### TASK TO CARRY OUT
Out of the lines below, please list those that hold the string "this".

### Data records
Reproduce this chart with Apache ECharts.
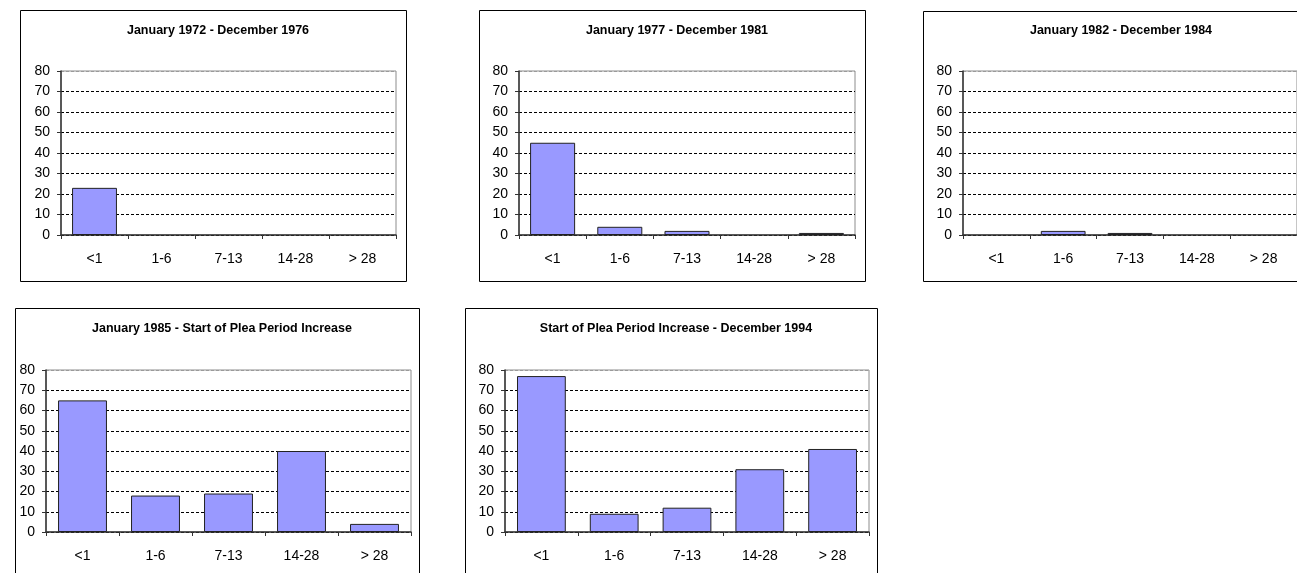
<!DOCTYPE html>
<html>
<head>
<meta charset="utf-8">
<script src="https://cdn.jsdelivr.net/npm/echarts@6/dist/echarts.min.js"></script>
<style>
html,body{margin:0;padding:0;background:#fff;}
#c{width:1297px;height:573px;}
</style>
</head>
<body>
<div id="c"></div>
<script>
var categories = ['<1', '1-6', '7-13', '14-28', '> 28'];
var yTicks = [0, 10, 20, 30, 40, 50, 60, 70, 80];
var titles = [
  'January 1972 - December 1976',
  'January 1977 - December 1981',
  'January 1982 - December 1984',
  'January 1985 - Start of Plea Period Increase',
  'Start of Plea Period Increase - December 1994'
];
var values1972 = [23, 0, 0, 0, 0];
var values1977 = [45, 4, 2, 0, 1];
var values1982 = [0, 2, 1, 0, 0];
var values1985 = [65, 18, 19, 40, 4];
var valuesPlea = [77, 9, 12, 31, 41];
var allValues = [values1972, values1977, values1982, values1985, valuesPlea];

// layout (pixels)
var grids = [
  {left: 61, top: 71, width: 335, height: 164},
  {left: 519, top: 71, width: 336, height: 164},
  {left: 963, top: 71, width: 334, height: 164},
  {left: 46, top: 370, width: 365, height: 162},
  {left: 505, top: 370, width: 364, height: 162}
];
var frames = [
  {x: 20, y: 10, w: 386, h: 271},
  {x: 479, y: 10, w: 386, h: 271},
  {x: 923, y: 11, w: 400, h: 270},
  {x: 15, y: 308, w: 404, h: 280},
  {x: 465, y: 308, w: 412, h: 280}
];
var titleY = [19, 19, 19, 317, 317];

var FONT = '"Liberation Sans", Arial, sans-serif';
var gridColors = [];
for (var i = 0; i < yTicks.length; i++) gridColors.push(i === yTicks.length - 1 ? '#9a9a9a' : '#000');

var option = {
  animation: false,
  backgroundColor: '#fff',
  title: [],
  grid: [],
  xAxis: [],
  yAxis: [],
  series: [],
  graphic: []
};

for (var k = 0; k < 5; k++) {
  var g = grids[k], f = frames[k];
  option.graphic.push({
    type: 'rect', z: -1,
    shape: {x: f.x + 0.5, y: f.y + 0.5, width: f.w, height: f.h},
    style: {fill: '#fff', stroke: '#000', lineWidth: 1}
  });
  option.title.push({
    text: titles[k],
    left: f.x + f.w / 2 - (k === 2 ? 7 : 0),
    top: titleY[k],
    textAlign: 'center',
    textStyle: {fontFamily: FONT, fontSize: 12.5, fontWeight: 'bold', color: '#000'}
  });
  option.grid.push({
    left: g.left, top: g.top, width: g.width, height: g.height,
    show: true, borderColor: '#8c8c8c', borderWidth: 1, backgroundColor: '#fff',
    containLabel: false
  });
  option.xAxis.push({
    type: 'category', gridIndex: k, data: categories,
    boundaryGap: true,
    axisLine: {show: true, lineStyle: {color: '#333', width: 1.5}},
    axisTick: {show: true, length: 4, alignWithLabel: false, lineStyle: {color: '#333', width: 1}},
    axisLabel: {fontFamily: FONT, fontSize: 14, color: '#000', margin: 17},
    splitLine: {show: false}
  });
  option.yAxis.push({
    type: 'value', gridIndex: k, min: 0, max: 80, interval: 10,
    axisLine: {show: true, lineStyle: {color: '#333', width: 1.5}},
    axisTick: {show: true, length: 4, lineStyle: {color: '#333', width: 1}},
    axisLabel: {fontFamily: FONT, fontSize: 14, color: '#000', margin: 11},
    splitLine: {show: true, lineStyle: {color: gridColors, width: 1, type: [3, 2]}}
  });
  option.series.push({
    type: 'bar', xAxisIndex: k, yAxisIndex: k,
    data: allValues[k].map(function (v) {
      return v === 0 ? {value: v, itemStyle: {borderWidth: 0, opacity: 0}} : v;
    }),
    barCategoryGap: '33%',
    itemStyle: {color: '#9999ff', borderColor: '#222', borderWidth: 1}
  });
}

var chart = echarts.init(document.getElementById('c'), null, {renderer: 'canvas'});
chart.setOption(option);
</script>
</body>
</html>
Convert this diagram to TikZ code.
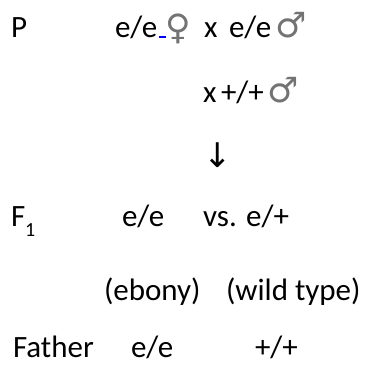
\documentclass[tikz,border=0pt]{standalone}
\usepackage{fontspec}
\setmainfont{Carlito}
\newfontfamily\symfont{DejaVu Sans}
\begin{document}
\begin{tikzpicture}[x=1pt,y=-1pt,
  txt/.style={anchor=base west,inner sep=0pt,outer sep=0pt,
    font=\fontsize{31}{37}\selectfont},
  sex/.style={anchor=base west,inner sep=0pt,outer sep=0pt,text=black!55,
    font=\symfont\fontsize{35}{40}\selectfont},
  arrowglyph/.style={anchor=base,inner sep=0pt,outer sep=0pt,
    font=\symfont\fontsize{34}{40}\selectfont}]
\useasboundingbox (0,0) rectangle (367,367);
% parental cross
\node[txt] (p)    at (11,37)  {P};
\node[txt] (pf)   at (115,37) {e/e};
\node[sex] (fem)  at (165,39) {♀};
\node[txt] (x1)   at (204,37) {x};
\node[txt] (pm)   at (229,37) {e/e};
\node[sex] (male1) at (275,37) {♂};
\draw[blue,line width=1.4pt] ([xshift=1.5pt]pf.base east) -- ++(7.5,0);
% second male
\node[txt] (x2)   at (203,102) {x};
\node[txt] (pm2)  at (221,102) {+/+};
\node[sex] (male2) at (267,102) {♂};
% downward arrow
\node[arrowglyph] (down) at (218,167) {↓};
% offspring
\node[txt] (f1)   at (11,226) {F\raisebox{-0.33em}{\fontsize{20}{24}\selectfont 1}};
\node[txt] (f1a)  at (122,226) {e/e};
\node[txt] (f1b)  at (203,226) {vs. e/+};
% phenotypes
\node[txt] (ph1)  at (104,300) {(ebony)};
\node[txt] (ph2)  at (226,300) {(wild type)};
% fathers
\node[txt] (fa)   at (13,357) {Father};
\node[txt] (faa)  at (131,357) {e/e};
\node[txt] (fab)  at (255,357) {+/+};
\end{tikzpicture}
\end{document}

### PROBLEM SOLUTION
Reproduce this chart with Apache ECharts.
Convert this diagram to TikZ code.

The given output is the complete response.